Hariannusantar.com – Longsor terjadi di Desa Banaran, Kecamatan Pulung, Kabupaten Ponorogo Jawa Timur pada tanggal 1 April lalu, diperkiran telah menewaskan puluhan orang. Menurut data dari Badan Nasional Penanggulangan Bencana (BNPB) ada sekitar 28 korban yang masih tertimbun tanah longsor dan hingga kini keseluruhan korban masih belum dapat dievakusi.
Kepala Pusat Data Informasi dan Humas BNPB, Sutopo Purwo Nugroho mengungkapkan beberapa alasan yang cukup mempersulit Tim SAR diantaranya adalah luasnya area longsor, hujan lebat yang membuat pencarian dihentikan sementara, keterbatasan alat, komunikasi serta bahaya longsor susulan.
“Ada perbedaan morfologi menyebabkan material longsor berbelok ke arah kiri meluncur dan menerjang permukiman mengikuti lereng. Jarak antara mahkota longsor dengan titik terakhir landaan longsor sekitar 2 kilometer, lebar landaan 200 meter, dan tebal longsor 20 meter. Ini salah satu yang menyebabkan sulit mencari korban tertimbun longsor,” jelas Sutopo.
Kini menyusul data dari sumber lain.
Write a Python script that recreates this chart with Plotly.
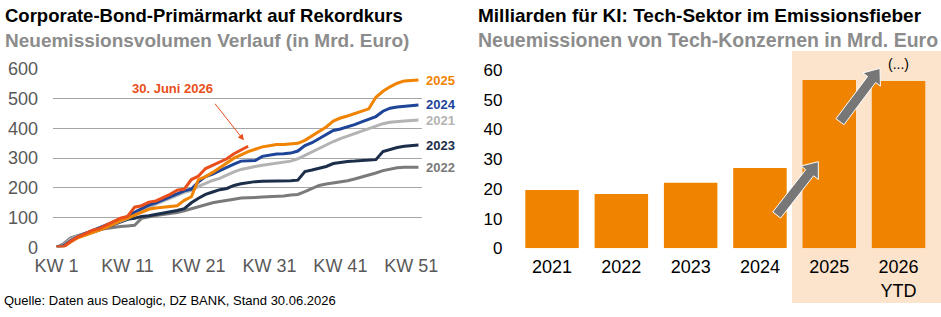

Retakan di perbukitan yang terbentuk pada 11 Maret 2017, terus melebar sehingga terjadi longsor pada 1 April lalu. Mahkota longsor dengan titik akhir longsor berjarak cukup lebar yakni sekitar 2 kilometer dengan lebar landaan 200 meter dan tebal longsor 20 meter. Melebarnya area longsor ini menyebabkan Tim SAR mengalami kesulitan dalam proses evakuasi.
Untuk menyiasati keadaan di lapangan, BNPB beserta Badan Informasi Geospasial dan Badan Geologi sepakat menggunakan drone untuk pemetaan daerah longsor. Nantinya citra tersebut akan digunakan sebagai bahan kajian cepat operasi tanggap darurat. Tidak hanya itu, citra yang tangkap oleh drone secara langsung dapat digunakan untuk memantau daerah lain yang memiliki potensi mengalami longsor susulan. Dari hasil pemetaan dan survei menunjukkan longsor yang terjadi di Ponorogo tergolong jenis longsor translasi.